Kirk Wolf said:

> I'm looking for the fastest way in assembler to 
> translate data in one buffer to another using a 
> 256-byte translate table.

Want my test program to help you decide? Let me know.
But don't waste your time. I already know the answer.

Look at my TR subroutine in a previous post as a place
to get started (if you need that).

Shmuel Metz (Seymour J.) said:

> The fastest way on one model may not be the fastest 
> way on another model.

True.  But -- I just knew you were expecting a but -- I
have been looking at this off and on for about 8 years,
and have had access to most (if not all) models of zXXX
hardware (currently I have access to a 2094, 2096, 2086
and a 2066). I have NEVER found an instruction sequence
that would run faster than a simple old-fashioned TR[T] 
(or MVC or CLC) loop on ANY z model machine - except an 
MVCL or CLCL for a "very large" number of bytes.  Since
very little code like this is on a performance-critical
path, I mostly just use whatever is convenient; in such
a case it does not really matter. If I believe the code
is on a performance-critical path I'll use a subroutine
that does it the old-fashioned way (TR/TRT/CLC/MVC loop
or whatever), unless I have special knowledge that lots
of bytes (more than 4KB) need to be MVCed/CLCed.  Thus,
if Mr.

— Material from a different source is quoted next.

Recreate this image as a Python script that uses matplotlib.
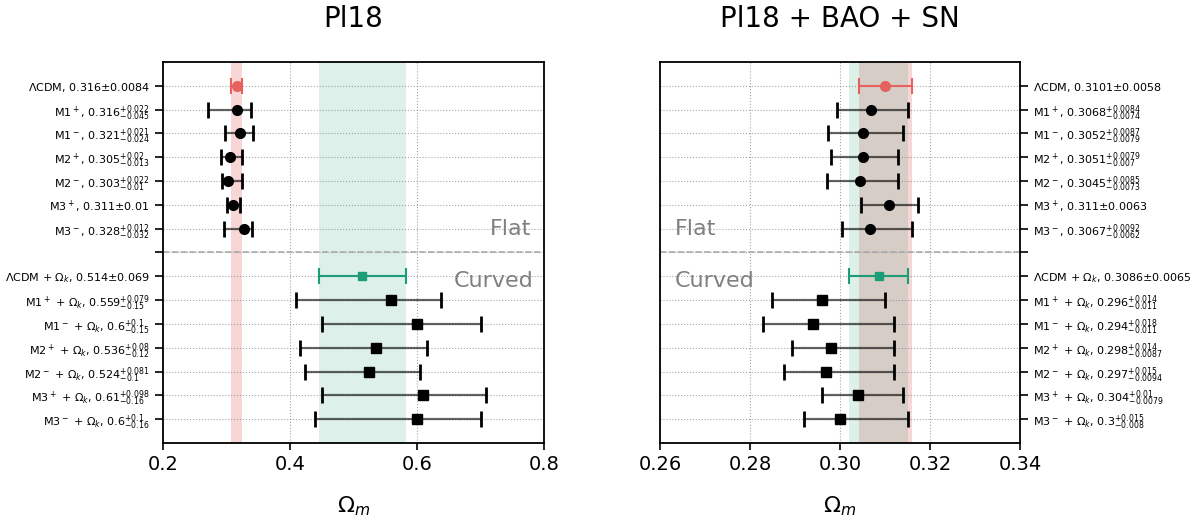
import matplotlib
matplotlib.use("Agg")
import matplotlib.pyplot as plt

RED = "#e5625e"
TEAL = "#1b9e77"

names_flat = ["$\\Lambda$CDM", "M1$^+$", "M1$^-$", "M2$^+$", "M2$^-$", "M3$^+$", "M3$^-$"]
names_curved = [n + " + $\\Omega_k$" for n in names_flat]

# Pl18
pl_c = [0.316, 0.316, 0.321, 0.305, 0.303, 0.311, 0.328,
        0.514, 0.559, 0.6, 0.536, 0.524, 0.61, 0.6]
pl_p = [0.0084, 0.022, 0.021, 0.02, 0.022, 0.01, 0.012,
        0.069, 0.079, 0.1, 0.08, 0.081, 0.098, 0.1]
pl_m = [0.0084, 0.045, 0.024, 0.013, 0.01, 0.01, 0.032,
        0.069, 0.15, 0.15, 0.12, 0.1, 0.16, 0.16]

# Pl18 + BAO + SN
all_c = [0.3101, 0.3068, 0.3052, 0.3051, 0.3045, 0.311, 0.3067,
         0.3086, 0.296, 0.294, 0.298, 0.297, 0.304, 0.3]
all_p = [0.0058, 0.0084, 0.0087, 0.0079, 0.0085, 0.0063, 0.0092,
         0.0065, 0.014, 0.018, 0.014, 0.015, 0.01, 0.015]
all_m = [0.0058, 0.0074, 0.0079, 0.007, 0.0073, 0.0063, 0.0062,
         0.0065, 0.011, 0.011, 0.0087, 0.0094, 0.0079, 0.008]


def _label(name, c, p, m):
    if p == m:
        return f"{name}, {c}±{p}"
    return f"{name}, {c}$^{{+{p}}}_{{-{m}}}$"


def _panel(ax, c, p, m, title, xlim, xticks, right=False):
    names = names_flat + names_curved
    ypos = [i if i < 7 else i + 1 for i in range(14)]
    # reference bands: flat LCDM (red) then curved LCDM (teal) on top
    ax.axvspan(c[0] - m[0], c[0] + p[0], color=RED, alpha=0.26, lw=0, zorder=0.5)
    ax.axvspan(c[7] - m[7], c[7] + p[7], color=TEAL, alpha=0.15, lw=0, zorder=0.6)
    for i in range(14):
        if i == 0:
            col, mk, ms, lw, ct, a = RED, "o", 7, 1.5, 1.5, 1.0
        elif i == 7:
            col, mk, ms, lw, ct, a = TEAL, "s", 6, 1.5, 1.5, 1.0
        else:
            col, mk, ms, lw, ct, a = "k", "o" if i < 7 else "s", 7, 1.6, 2.0, 0.6
        _, _, bars = ax.errorbar(c[i], ypos[i], xerr=[[m[i]], [p[i]]], fmt=mk, color=col,
                                 ms=ms, elinewidth=lw, capsize=5.5, capthick=ct, zorder=3)
        bars[0].set_alpha(a)
    ax.axhline(7, color="#aaaaaa", ls="--", lw=1.2, zorder=2)
    labels = [_label(names[i], c[i], p[i], m[i]) for i in range(14)]
    ax.set_yticks(range(15))
    ax.set_yticklabels(labels[:7] + [""] + labels[7:], fontsize=8)
    ax.set_ylim(15, -1)
    ax.set_xlim(*xlim)
    ax.set_xticks(xticks)
    ax.tick_params(axis="x", labelsize=14, length=5, width=1.2)
    ax.tick_params(axis="y", length=6, width=1.2)
    ax.grid(True, ls=":", color="grey", lw=0.8, alpha=0.7)
    for s in ax.spines.values():
        s.set_linewidth(1.3)
    ax.set_title(title, fontsize=20, pad=25)
    ax.set_xlabel("$\\Omega_m$", fontsize=16, labelpad=15)
    if right:
        ax.yaxis.tick_right()
        ax.text(xlim[0] + 0.0033, 6.0, "Flat", fontsize=16, color="grey", va="center")
        ax.text(xlim[0] + 0.0033, 8.2, "Curved", fontsize=16, color="grey", va="center")
    else:
        ax.text(0.78, 6.0, "Flat", fontsize=16, color="grey", va="center", ha="right")
        ax.text(0.783, 8.2, "Curved", fontsize=16, color="grey", va="center", ha="right")


fig = plt.figure(figsize=(11.93, 5.23), dpi=100)
ax1 = fig.add_axes([0.1366, 0.153, 0.3194, 0.7285])
ax2 = fig.add_axes([0.5532, 0.153, 0.3018, 0.7285])
_panel(ax1, pl_c, pl_p, pl_m, "Pl18", (0.2, 0.8), [0.2, 0.4, 0.6, 0.8])
_panel(ax2, all_c, all_p, all_m, "Pl18 + BAO + SN", (0.26, 0.34),
       [0.26, 0.28, 0.30, 0.32, 0.34], right=True)
ax2.set_xticklabels(["0.26", "0.28", "0.30", "0.32", "0.34"])
fig.savefig("out.png", dpi=100)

Wolf currently has a z box (Duh!) I can tell him
that the answer to that question -- TODAY -- is just do
an old-fashioned MVC loop (or an MVCL) to move the data
to the buffer where one will need it after translation, 
and then use an old-fashioned TR loop to actually do it
in that (output) buffer. On any z box that exists today
that is the fastest way. And I bet it stays that way in
the future, probably forever. Why? There is very little
that microcode/millicode can do faster than the current
raw, basic machine can do with these fundamental S/360-
era instructions. The same basic internal operations to
get the job done have to be done in each instance so it
does not matter whether the orders are coming from code
or millicode/microcode. Now, if the machine offered the
TR[T]L instructions, then probably -- just as it is the
case for MVCL and CLCL -- those would run just a little
faster than an old-fashioned basic TR[T] loop, but only
for large numbers of bytes. But we don't have TR[T]L so 
the System/360 instructions are still the fastest way.